PROBLEM REQUIREMENTS: Select each line where the word "that" appears.

PROVIDED DATA:
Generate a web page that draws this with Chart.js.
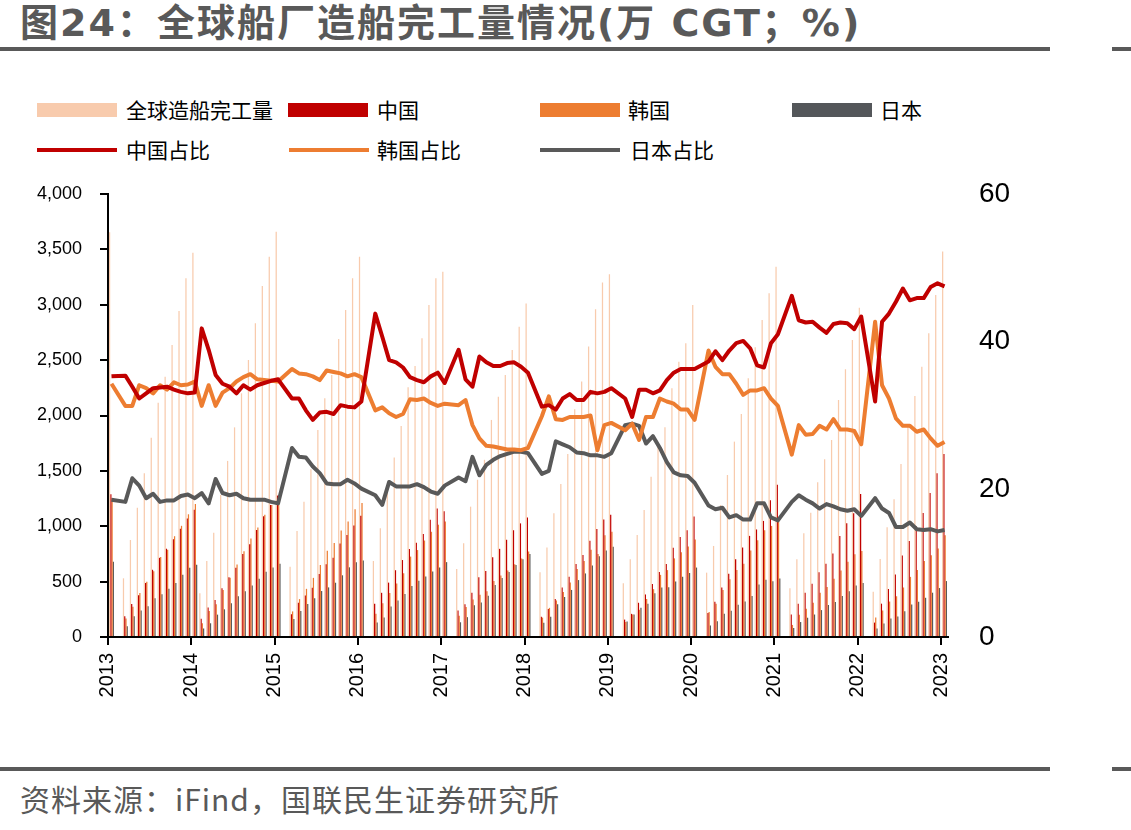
<!DOCTYPE html>
<html>
<head>
<meta charset="utf-8">
<script src="https://cdn.jsdelivr.net/npm/chart.js@4.4.1/dist/chart.umd.min.js"></script>
<style>
  body { margin: 0; width: 1131px; height: 830px; background: #fff; position: relative; overflow: hidden;
         font-family: "Noto Sans CJK SC", "Noto Sans", sans-serif; }
  #title { position: absolute; left: 20px; top: 4px; font-size: 38px; line-height: 1; font-weight: bold; color: #595959;
           white-space: nowrap; letter-spacing: 2px; font-family: "DejaVu Sans", "Noto Sans CJK SC", sans-serif; }
  .rule { position: absolute; height: 4px; background: #595959; }
  .lg { position: absolute; font-size: 21px; line-height: 1; color: #000; white-space: nowrap; }
  .box { position: absolute; width: 80px; height: 14px; }
  .ln { position: absolute; width: 80px; height: 4px; }
  #wrap { position: absolute; left: 0; top: 180px; width: 1131px; height: 540px; }
  #source { position: absolute; left: 20px; top: 783px; font-size: 30px; line-height: 1; color: #595959;
            white-space: nowrap; letter-spacing: 1px; }
</style>
</head>
<body>
<div id="title">图24：全球船厂造船完工量情况(万 CGT；%)</div>
<div class="rule" style="left:0;top:47px;width:1050px"></div>
<div class="rule" style="left:1112px;top:47px;width:19px"></div>

<div class="box" style="left:37px;top:103px;background:#F8CBAD"></div><div class="lg" style="left:126px;top:99px">全球造船完工量</div>
<div class="box" style="left:288px;top:103px;background:#C00000"></div><div class="lg" style="left:377px;top:99px">中国</div>
<div class="box" style="left:540px;top:103px;background:#ED7D31"></div><div class="lg" style="left:628px;top:99px">韩国</div>
<div class="box" style="left:792px;top:103px;background:#54575A"></div><div class="lg" style="left:880px;top:99px">日本</div>
<div class="ln" style="left:37px;top:148px;background:#C00000"></div><div class="lg" style="left:126px;top:139px">中国占比</div>
<div class="ln" style="left:289px;top:148px;background:#ED7D31"></div><div class="lg" style="left:377px;top:139px">韩国占比</div>
<div class="ln" style="left:540px;top:148px;background:#595959"></div><div class="lg" style="left:630px;top:139px">日本占比</div>

<div id="wrap"><canvas id="c"></canvas></div>

<div class="rule" style="left:0;top:767px;width:1050px"></div>
<div class="rule" style="left:1112px;top:767px;width:19px"></div>
<div id="source">资料来源：iFind，国联民生证券研究所</div>

<script>
// year tick labels (one every 12 months)
const yearLabels = ['2013','2014','2015','2016','2017','2018','2019','2020','2021','2022','2023'];

// monthly categories, 2013-01 .. 2023-01
const categories = [];
yearLabels.forEach(y => {
  for (let m = 1; m <= 12; m++) {
    if (y === '2023' && m > 1) break;
    categories.push(y + '-' + String(m).padStart(2, '0'));
  }
});

// cumulative completions, 万 CGT (null = no data for that month)
const globalTotal = [3655, null, 530, 876, 1168, 1478, 1800, 2116, 2350, 2637, 2944, 3239, 3470,
  395, 686, 942, 1282, 1590, 1893, 2200, 2501, 2833, 3170, 3434, 3660,
  null, 635, 957, 1222, 1514, 1869, 2155, 2366, 2691, 2953, 3239, 3434,
  null, 686, 981, 1310, 1620, 1905, 2255, 2447, 2697, 2998, 3239, 3299,
  null, 614, 846, 1177, 1420, 1600, 1960, 2170, 2366, 2592, 2802, 3012,
  null, 584, 807, 1117, 1382, 1653, 2056, 2306, 2622, 2959, 3200, 3276,
  null, 485, 702, 921, 1147, 1448, 1749, 1893, 2246, 2486, 2652, 2998,
  null, 581, 822, 1192, 1463, 1764, 2014, 2336, 2616, 2863, 3104, 3344,
  null, 440, 702, 936, 1123, 1397, 1605, 1779, 2140, 2417, 2682, 2974,
  null, 409, 704, 990, 1243, 1562, 1899, 2176, 2441, 2742, 3088, 3480];

const chinaTotal = [1290, null, 188, 297, 377, 488, 607, 715, 797, 883, 977, 1069, 1149,
  165, 267, 334, 440, 539, 625, 750, 838, 966, 1090, 1192, 1277,
  null, 205, 309, 375, 445, 568, 657, 715, 845, 921, 1007, 1095,
  null, 300, 399, 491, 603, 695, 794, 852, 930, 1058, 1160, 1135,
  null, 239, 295, 399, 540, 595, 719, 796, 878, 964, 1026, 1078,
  null, 182, 253, 344, 446, 544, 660, 740, 870, 976, 1062, 1104,
  null, 157, 209, 309, 384, 478, 586, 659, 806, 902, 965, 1088,
  null, 217, 318, 447, 571, 702, 808, 913, 971, 1048, 1235, 1374,
  null, 203, 300, 399, 480, 585, 661, 754, 912, 1027, 1118, 1291,
  null, 130, 301, 434, 564, 737, 866, 999, 1120, 1300, 1479, 1653];

const koreaTotal = [1254, null, 166, 274, 398, 498, 594, 722, 787, 910, 1004, 1108, 1201,
  124, 234, 295, 424, 536, 655, 774, 890, 989, 1103, 1192, 1266,
  null, 231, 342, 435, 534, 650, 778, 849, 961, 1042, 1153, 1209,
  null, 211, 305, 397, 483, 575, 726, 785, 871, 950, 1014, 1042,
  null, 193, 272, 338, 382, 414, 506, 556, 601, 658, 709, 771,
  null, 175, 263, 330, 406, 493, 613, 687, 787, 749, 918, 950,
  null, 136, 203, 246, 342, 432, 561, 604, 710, 766, 817, 881,
  null, 225, 301, 424, 521, 605, 661, 780, 874, 965, 1003, 1047,
  null, 109, 201, 256, 309, 400, 451, 525, 601, 679, 748, 776,
  null, 175, 240, 320, 368, 447, 543, 605, 686, 738, 800, 919];

const japanTotal = [680, null, 97, 188, 239, 278, 349, 387, 435, 488, 562, 625, 652,
  77, 124, 202, 250, 305, 367, 414, 465, 527, 590, 628, 662,
  null, 163, 234, 297, 350, 415, 448, 490, 557, 629, 674, 690,
  null, 132, 176, 275, 330, 389, 460, 507, 547, 591, 628, 676,
  null, 133, 179, 287, 311, 373, 470, 532, 587, 651, 703, 750,
  null, 129, 182, 296, 361, 425, 514, 574, 645, 728, 781, 816,
  null, 139, 203, 263, 301, 394, 448, 449, 501, 544, 578, 627,
  null, 103, 142, 209, 237, 291, 320, 371, 473, 518, 503, 528,
  null, 81, 135, 174, 203, 243, 289, 315, 370, 413, 464, 488,
  null, 77, 122, 166, 185, 233, 294, 318, 354, 400, 442, 505];

// shares, %
const chinaShare = [35.3, null, 35.4, 33.9, 32.3, 33.0, 33.7, 33.8, 33.9, 33.5, 33.2, 33.0, 33.1,
  41.8, 38.9, 35.5, 34.3, 33.9, 33.0, 34.1, 33.5, 34.1, 34.4, 34.7, 34.9,
  null, 32.3, 32.3, 30.7, 29.4, 30.4, 30.5, 30.2, 31.4, 31.2, 31.1, 31.9,
  null, 43.8, 40.7, 37.5, 37.2, 36.5, 35.2, 34.8, 34.5, 35.3, 35.8, 34.4,
  null, 38.9, 34.9, 33.9, 38.0, 37.2, 36.7, 36.7, 37.1, 37.2, 36.6, 35.8,
  null, 31.2, 31.4, 30.8, 32.3, 32.9, 32.1, 32.1, 33.2, 33.0, 33.2, 33.7,
  null, 32.3, 29.8, 33.5, 33.5, 33.0, 33.4, 34.8, 35.8, 36.3, 36.3, 36.3,
  null, 37.3, 38.7, 37.5, 38.8, 39.8, 40.1, 39.1, 36.8, 36.5, 39.8, 41.0,
  null, 46.2, 42.9, 42.6, 42.7, 41.9, 41.2, 42.4, 42.6, 42.5, 41.7, 43.4,
  null, 31.9, 42.7, 43.8, 45.4, 47.2, 45.6, 45.9, 45.9, 47.4, 47.9, 47.5];

const koreaShare = [34.3, null, 31.3, 31.3, 34.1, 33.7, 33.0, 34.1, 33.5, 34.5, 34.1, 34.2, 34.6,
  31.3, 34.1, 31.3, 33.1, 33.7, 34.6, 35.2, 35.6, 34.9, 34.8, 34.7, 34.6,
  null, 36.3, 35.7, 35.6, 35.3, 34.8, 36.1, 35.9, 35.7, 35.3, 35.6, 35.2,
  null, 30.7, 31.1, 30.3, 29.8, 30.2, 32.2, 32.1, 32.3, 31.7, 31.3, 31.6,
  null, 31.4, 32.1, 28.7, 26.9, 25.9, 25.8, 25.6, 25.4, 25.4, 25.3, 25.6,
  null, 29.9, 32.6, 29.5, 29.4, 29.8, 29.8, 29.8, 30.0, 25.3, 28.7, 29.0,
  null, 28.0, 28.9, 26.7, 29.8, 29.8, 32.3, 31.9, 31.6, 30.8, 30.8, 29.4,
  null, 38.8, 36.6, 35.6, 35.6, 34.3, 32.8, 33.4, 33.4, 33.7, 32.3, 31.3,
  null, 24.7, 28.7, 27.4, 27.5, 28.6, 28.1, 29.5, 28.1, 28.1, 27.9, 26.1,
  null, 42.7, 34.1, 32.3, 29.6, 28.6, 28.6, 27.8, 28.1, 26.9, 25.9, 26.4];

const japanShare = [18.6, null, 18.3, 21.5, 20.5, 18.8, 19.4, 18.3, 18.5, 18.5, 19.1, 19.3, 18.8,
  19.5, 18.1, 21.4, 19.5, 19.2, 19.4, 18.8, 18.6, 18.6, 18.6, 18.3, 18.1,
  null, 25.6, 24.4, 24.3, 23.1, 22.2, 20.8, 20.7, 20.7, 21.3, 20.8, 20.1,
  null, 19.2, 17.9, 21.0, 20.4, 20.4, 20.4, 20.7, 20.3, 19.7, 19.4, 20.5,
  null, 21.6, 21.1, 24.4, 21.9, 23.3, 24.0, 24.5, 24.8, 25.1, 25.1, 24.9,
  null, 22.1, 22.5, 26.5, 26.1, 25.7, 25.0, 24.9, 24.6, 24.6, 24.4, 24.9,
  null, 28.7, 28.9, 28.6, 26.2, 27.2, 25.6, 23.7, 22.3, 21.9, 21.8, 20.9,
  null, 17.8, 17.3, 17.5, 16.2, 16.5, 15.9, 15.9, 18.1, 18.1, 16.2, 15.8,
  null, 18.3, 19.2, 18.6, 18.1, 17.4, 18.0, 17.7, 17.3, 17.1, 17.3, 16.4,
  null, 18.8, 17.4, 16.8, 14.9, 14.9, 15.5, 14.6, 14.5, 14.6, 14.3, 14.5];

function shareLine(label, data, color) {
  return { type: 'line', label: label, data: data, yAxisID: 'y1', borderColor: color, backgroundColor: color,
           borderWidth: 4, pointRadius: 0, tension: 0, spanGaps: true, borderJoinStyle: 'round', order: 0 };
}
function volBar(label, data, color) {
  return { type: 'bar', label: label, data: data, yAxisID: 'y', backgroundColor: color, order: 1,
           categoryPercentage: 0.72, barPercentage: 1.0 };
}

// keep the plot box fixed: drop the label overflow padding chart.js adds to y scales
function fixWidth(w) {
  return s => { s.width = w; s.paddingTop = 0; s.paddingBottom = 0; };
}

new Chart(document.getElementById('c'), {
  data: {
    labels: categories,
    datasets: [
      shareLine('中国占比', chinaShare, '#C00000'),
      shareLine('韩国占比', koreaShare, '#ED7D31'),
      shareLine('日本占比', japanShare, '#595959'),
      volBar('全球造船完工量', globalTotal, '#F8CBAD'),
      volBar('中国', chinaTotal, '#C00000'),
      volBar('韩国', koreaTotal, '#ED7D31'),
      volBar('日本', japanTotal, '#595959')
    ]
  },
  options: {
    responsive: true,
    maintainAspectRatio: false,
    animation: false,
    layout: { padding: { top: 14, left: 0, right: 0, bottom: 0 } },
    plugins: { legend: { display: false }, tooltip: { enabled: false } },
    scales: {
      x: {
        grid: { display: true, drawOnChartArea: false, drawTicks: true, tickLength: 8, offset: true, lineWidth: 2,
                color: c => (c.index % 12 === 0 ? '#000' : 'rgba(0,0,0,0)') },
        border: { display: true, color: '#000', width: 2 },
        ticks: { autoSkip: false, maxRotation: 90, minRotation: 90, padding: 8, labelOffset: -3.5,
                 color: '#000', font: { family: 'Liberation Sans', size: 20 },
                 callback: (v, i) => (i % 12 === 0 ? yearLabels[i / 12] : '') },
        afterFit: s => { s.height = 83; }
      },
      y: {
        position: 'left', min: 0, max: 4000,
        grid: { drawOnChartArea: false, drawTicks: true, tickLength: 8, color: '#000', lineWidth: 2 },
        border: { display: true, color: '#000', width: 2 },
        ticks: { stepSize: 500, padding: 18, color: '#000', font: { family: 'Liberation Sans', size: 18 },
                 callback: v => v.toLocaleString('en-US') },
        afterFit: fixWidth(108)
      },
      y1: {
        position: 'right', min: 0, max: 60,
        grid: { display: false, drawTicks: false },
        border: { display: false },
        ticks: { stepSize: 20, padding: 31, color: '#000', font: { family: 'Liberation Sans', size: 28 } },
        afterFit: fixWidth(183)
      }
    }
  }
});
</script>
</body>
</html>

EXERCISE OUTPUT:
Generate a web page that draws this with Chart.js.
// cumulative completions, 万 CGT (null = no data for that month)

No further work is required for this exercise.